Exercise details: Carry none of the pictures over; write out the complete data exactly.
-=-=-
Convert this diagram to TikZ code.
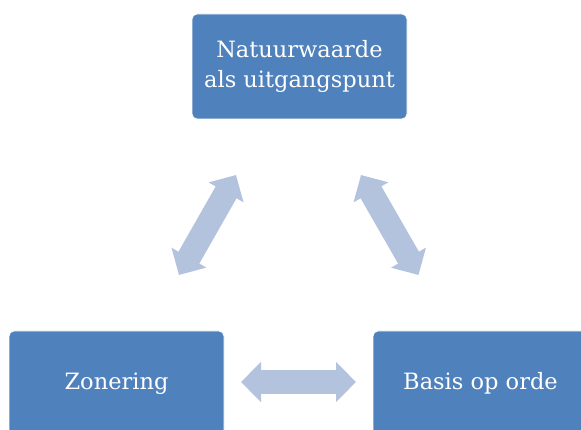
\documentclass[tikz,border=0pt]{standalone}
\usepackage{fontspec}
\setmainfont{DejaVu Serif}
\usetikzlibrary{arrows.meta}
\definecolor{boxblue}{HTML}{4F81BD}
\definecolor{arrowblue}{HTML}{B3C3DD}
\tikzset{
  stage/.style={fill=boxblue, draw=white, line width=0.8pt, rounded corners=5pt,
    minimum width=215pt, minimum height=105pt, text=white, align=center,
    font=\fontsize{22.5}{30}\selectfont},
  twoway/.style={draw=arrowblue, line width=24pt,
    {Triangle[width=39pt,length=20pt]}-{Triangle[width=39pt,length=20pt]}}
}
\begin{document}
\begin{tikzpicture}[x=1pt,y=-1pt]
\useasboundingbox (0,0) rectangle (581,430);
\node[stage] (natuur) at (299.5,66.5) {Natuurwaarde\\als uitgangspunt};
\node[stage] (zonering) at (116.5,383.5) {Zonering};
\node[stage] (basis) at (480.5,383.5) {Basis op orde};
% arrow ends
\coordinate (lt) at (236,175);
\coordinate (lb) at (179,275);
\coordinate (rt) at (361,175);
\coordinate (rb) at (418.5,275);
\coordinate (hl) at (241,382);
\coordinate (hr) at (356,382);
\draw[twoway] (lt) -- (lb);
\draw[twoway] (rt) -- (rb);
\draw[twoway] (hl) -- (hr);
\end{tikzpicture}
\end{document}
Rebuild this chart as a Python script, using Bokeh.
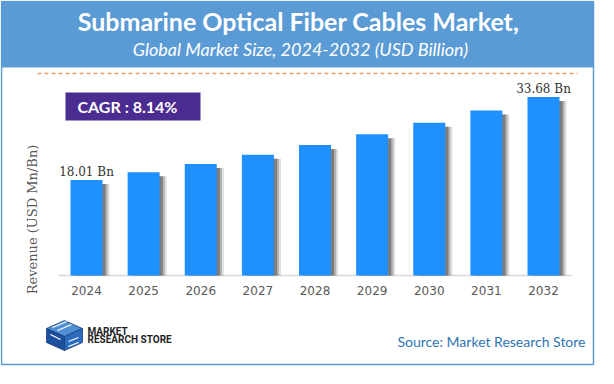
import math
from bokeh.plotting import figure
from bokeh.models import Range1d, ColumnDataSource
from bokeh.transform import dodge
from bokeh.core.properties import value
from bokeh.embed import file_html
from bokeh.resources import INLINE

# ---------------- data ----------------
years = ["2024", "2025", "2026", "2027", "2028", "2029", "2030", "2031", "2032"]
revenue = [18.01, 19.48, 21.06, 22.78, 24.63, 26.64, 28.81, 31.15, 33.68]
cagr = 8.14
unit = "Bn"
title_text = "Submarine Optical Fiber Cables Market,"
subtitle_text = "Global Market Size, 2024-2032 (USD Billion)"
y_label_text = "Revenue (USD Mn/Bn)"
source_text = "Source: Market Research Store"
logo_lines = ["MARKET", "RESEARCH STORE"]

# ---------------- layout constants ----------------
W, H = 598, 368
PX_PER_CAT = 57.125
PX_PER_VAL = 5.3
BASE = 275          # pixel row of value 0
FIRST_CENTER = 86   # pixel column of first category centre

p = figure(width=W, height=H, x_range=Range1d(0, W), y_range=Range1d(H, 0),
           x_axis_type=None, y_axis_type=None, min_border=0,
           toolbar_location=None, output_backend="svg", title=None,
           background_fill_color="white", border_fill_color="white",
           outline_line_color=None)

p.extra_x_ranges = {"cat": Range1d(-FIRST_CENTER / PX_PER_CAT, (W - FIRST_CENTER) / PX_PER_CAT)}
p.extra_y_ranges = {"val": Range1d(-(H - BASE) / PX_PER_VAL, BASE / PX_PER_VAL)}

# ---------------- frame & header ----------------
p.quad(left=[1], right=[593], top=[1], bottom=[364], fill_color=None,
       line_color="#5B9BD5", line_width=1.5)
p.quad(left=[1], right=[593], top=[1], bottom=[67], fill_color="#5B9BD5",
       line_color=None)
p.text(x=[298], y=[20], text=[title_text], text_align="center", text_baseline="middle",
       text_font=value("Lato"), text_font_style="bold", text_font_size="25px",
       text_color="white")
p.text(x=[300], y=[48], text=[subtitle_text], text_align="center", text_baseline="middle",
       text_font=value("Lato"), text_font_style="italic", text_font_size="18px",
       text_color="white")

# dashed separator
p.segment(x0=[37], y0=[73], x1=[577], y1=[73], line_color="#ED7D31", line_alpha=0.75,
          line_width=1.5, line_dash="4 3")

# CAGR box
p.quad(left=[65], right=[200], top=[92], bottom=[120], fill_color="#4B2D91", line_color=None)
p.text(x=[77], y=[106], text=[f"CAGR :  {cagr:.2f}%"], text_align="left",
       text_baseline="middle", text_font=value("Lato"), text_font_style="bold",
       text_font_size="16px", text_color="white")

# ---------------- bars ----------------
src = ColumnDataSource(dict(
    pos=list(range(len(years))),
    year=years, revenue=revenue,
    shadow_top=[v - 4 / PX_PER_VAL for v in revenue],
))

p.segment(x0=[58], x1=[571], y0=[0], y1=[0], y_range_name="val",
          line_color="#D9D9D9", line_width=1.3)

for off, a in [(0.125, 0.12), (0.09, 0.2), (0.055, 0.3)]:
    p.vbar(x=dodge("pos", off), top="shadow_top", bottom=0, width=0.56,
           source=src, x_range_name="cat", y_range_name="val",
           fill_color="black", fill_alpha=a, line_color=None)

p.vbar(x="pos", top="revenue", bottom=0, width=0.56,
       source=src, x_range_name="cat", y_range_name="val",
       fill_color="#1E90FF", line_color=None)

# category labels
p.text(x="pos", y=290, text="year", source=src,
       x_range_name="cat", text_align="center", text_baseline="middle",
       text_font=value("DejaVu Sans"), text_font_size="12px", text_color="#595959")

# value labels (first & last)
lab = ColumnDataSource(dict(
    pos=[0, len(years) - 1],
    revenue=[revenue[0], revenue[-1]],
    label=[f"{revenue[0]:.2f} {unit}", f"{revenue[-1]:.2f} {unit}"],
))
p.text(x="pos", y="revenue", text="label", source=lab,
       x_range_name="cat", y_range_name="val", y_offset=-8,
       text_align="center", text_baseline="alphabetic",
       text_font=value("DejaVu Serif"), text_font_size="12px", text_color="#333333")

# y axis title
p.text(x=[32], y=[219], text=[y_label_text], angle=math.pi / 2,
       text_align="center", text_baseline="middle",
       text_font=value("DejaVu Serif"), text_font_size="13px", text_color="#595959")

# ---------------- footer ----------------
# logo cube
p.patches(xs=[[46, 64, 82, 64], [46, 64, 64, 46], [64, 82, 82, 64]],
          ys=[[328, 320, 328, 336], [328, 336, 350, 342], [336, 328, 342, 350]],
          fill_color=["#4F8FD6", "#1C4F9C", "#2B6CC0"], line_color="#1A3F7A", line_width=0.8)
p.multi_line(xs=[[52, 66], [57, 71], [50, 60], [68, 78], [68, 78]],
             ys=[[327, 321], [330, 324], [334, 339], [341, 337], [346, 342]],
             line_color="white", line_width=1.3)
p.text(x=[87, 87], y=[330.5, 338.5], text=logo_lines, text_align="left",
       text_baseline="middle", text_font=value("Roboto"), text_font_style="bold",
       text_font_size="10px", text_color="#1F1F1F")

p.text(x=[585], y=[341], text=[source_text], text_align="right", text_baseline="middle",
       text_font=value("Lato"), text_font_size="14px", text_color="#2E75B6")

open("out.html", "w").write(file_html(p, INLINE))
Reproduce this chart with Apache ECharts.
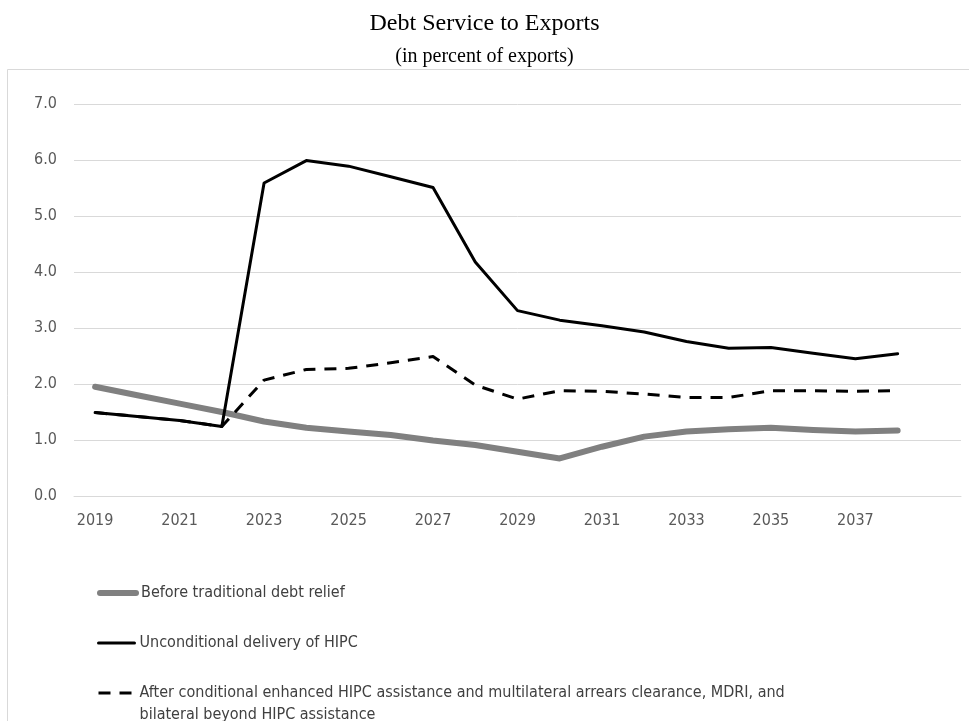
-=-=-
Task output:
Convert this diagram to TikZ code.
\documentclass[tikz,border=0pt]{standalone}
\usepackage{fontspec}
\setmainfont{DejaVu Serif}
\usetikzlibrary{arrows.meta}
\definecolor{boxblue}{HTML}{4F81BD}
\definecolor{arrowblue}{HTML}{B3C3DD}
\tikzset{
  stage/.style={fill=boxblue, draw=white, line width=0.8pt, rounded corners=5pt,
    minimum width=215pt, minimum height=105pt, text=white, align=center,
    font=\fontsize{22.5}{30}\selectfont},
  twoway/.style={draw=arrowblue, line width=24pt,
    {Triangle[width=39pt,length=20pt]}-{Triangle[width=39pt,length=20pt]}}
}
\begin{document}
\begin{tikzpicture}[x=1pt,y=-1pt]
\useasboundingbox (0,0) rectangle (581,430);
\node[stage] (natuur) at (299.5,66.5) {Natuurwaarde\\als uitgangspunt};
\node[stage] (zonering) at (116.5,383.5) {Zonering};
\node[stage] (basis) at (480.5,383.5) {Basis op orde};
% arrow ends
\coordinate (lt) at (236,175);
\coordinate (lb) at (179,275);
\coordinate (rt) at (361,175);
\coordinate (rb) at (418.5,275);
\coordinate (hl) at (241,382);
\coordinate (hr) at (356,382);
\draw[twoway] (lt) -- (lb);
\draw[twoway] (rt) -- (rb);
\draw[twoway] (hl) -- (hr);
\end{tikzpicture}
\end{document}
Rebuild this chart as a Python script, using Bokeh.
import math
from bokeh.plotting import figure
from bokeh.models import Range1d, ColumnDataSource
from bokeh.transform import dodge
from bokeh.core.properties import value
from bokeh.embed import file_html
from bokeh.resources import INLINE

# ---------------- data ----------------
years = ["2024", "2025", "2026", "2027", "2028", "2029", "2030", "2031", "2032"]
revenue = [18.01, 19.48, 21.06, 22.78, 24.63, 26.64, 28.81, 31.15, 33.68]
cagr = 8.14
unit = "Bn"
title_text = "Submarine Optical Fiber Cables Market,"
subtitle_text = "Global Market Size, 2024-2032 (USD Billion)"
y_label_text = "Revenue (USD Mn/Bn)"
source_text = "Source: Market Research Store"
logo_lines = ["MARKET", "RESEARCH STORE"]

# ---------------- layout constants ----------------
W, H = 598, 368
PX_PER_CAT = 57.125
PX_PER_VAL = 5.3
BASE = 275          # pixel row of value 0
FIRST_CENTER = 86   # pixel column of first category centre

p = figure(width=W, height=H, x_range=Range1d(0, W), y_range=Range1d(H, 0),
           x_axis_type=None, y_axis_type=None, min_border=0,
           toolbar_location=None, output_backend="svg", title=None,
           background_fill_color="white", border_fill_color="white",
           outline_line_color=None)

p.extra_x_ranges = {"cat": Range1d(-FIRST_CENTER / PX_PER_CAT, (W - FIRST_CENTER) / PX_PER_CAT)}
p.extra_y_ranges = {"val": Range1d(-(H - BASE) / PX_PER_VAL, BASE / PX_PER_VAL)}

# ---------------- frame & header ----------------
p.quad(left=[1], right=[593], top=[1], bottom=[364], fill_color=None,
       line_color="#5B9BD5", line_width=1.5)
p.quad(left=[1], right=[593], top=[1], bottom=[67], fill_color="#5B9BD5",
       line_color=None)
p.text(x=[298], y=[20], text=[title_text], text_align="center", text_baseline="middle",
       text_font=value("Lato"), text_font_style="bold", text_font_size="25px",
       text_color="white")
p.text(x=[300], y=[48], text=[subtitle_text], text_align="center", text_baseline="middle",
       text_font=value("Lato"), text_font_style="italic", text_font_size="18px",
       text_color="white")

# dashed separator
p.segment(x0=[37], y0=[73], x1=[577], y1=[73], line_color="#ED7D31", line_alpha=0.75,
          line_width=1.5, line_dash="4 3")

# CAGR box
p.quad(left=[65], right=[200], top=[92], bottom=[120], fill_color="#4B2D91", line_color=None)
p.text(x=[77], y=[106], text=[f"CAGR :  {cagr:.2f}%"], text_align="left",
       text_baseline="middle", text_font=value("Lato"), text_font_style="bold",
       text_font_size="16px", text_color="white")

# ---------------- bars ----------------
src = ColumnDataSource(dict(
    pos=list(range(len(years))),
    year=years, revenue=revenue,
    shadow_top=[v - 4 / PX_PER_VAL for v in revenue],
))

p.segment(x0=[58], x1=[571], y0=[0], y1=[0], y_range_name="val",
          line_color="#D9D9D9", line_width=1.3)

for off, a in [(0.125, 0.12), (0.09, 0.2), (0.055, 0.3)]:
    p.vbar(x=dodge("pos", off), top="shadow_top", bottom=0, width=0.56,
           source=src, x_range_name="cat", y_range_name="val",
           fill_color="black", fill_alpha=a, line_color=None)

p.vbar(x="pos", top="revenue", bottom=0, width=0.56,
       source=src, x_range_name="cat", y_range_name="val",
       fill_color="#1E90FF", line_color=None)

# category labels
p.text(x="pos", y=290, text="year", source=src,
       x_range_name="cat", text_align="center", text_baseline="middle",
       text_font=value("DejaVu Sans"), text_font_size="12px", text_color="#595959")

# value labels (first & last)
lab = ColumnDataSource(dict(
    pos=[0, len(years) - 1],
    revenue=[revenue[0], revenue[-1]],
    label=[f"{revenue[0]:.2f} {unit}", f"{revenue[-1]:.2f} {unit}"],
))
p.text(x="pos", y="revenue", text="label", source=lab,
       x_range_name="cat", y_range_name="val", y_offset=-8,
       text_align="center", text_baseline="alphabetic",
       text_font=value("DejaVu Serif"), text_font_size="12px", text_color="#333333")

# y axis title
p.text(x=[32], y=[219], text=[y_label_text], angle=math.pi / 2,
       text_align="center", text_baseline="middle",
       text_font=value("DejaVu Serif"), text_font_size="13px", text_color="#595959")

# ---------------- footer ----------------
# logo cube
p.patches(xs=[[46, 64, 82, 64], [46, 64, 64, 46], [64, 82, 82, 64]],
          ys=[[328, 320, 328, 336], [328, 336, 350, 342], [336, 328, 342, 350]],
          fill_color=["#4F8FD6", "#1C4F9C", "#2B6CC0"], line_color="#1A3F7A", line_width=0.8)
p.multi_line(xs=[[52, 66], [57, 71], [50, 60], [68, 78], [68, 78]],
             ys=[[327, 321], [330, 324], [334, 339], [341, 337], [346, 342]],
             line_color="white", line_width=1.3)
p.text(x=[87, 87], y=[330.5, 338.5], text=logo_lines, text_align="left",
       text_baseline="middle", text_font=value("Roboto"), text_font_style="bold",
       text_font_size="10px", text_color="#1F1F1F")

p.text(x=[585], y=[341], text=[source_text], text_align="right", text_baseline="middle",
       text_font=value("Lato"), text_font_size="14px", text_color="#2E75B6")

open("out.html", "w").write(file_html(p, INLINE))
Reproduce this chart with Apache ECharts.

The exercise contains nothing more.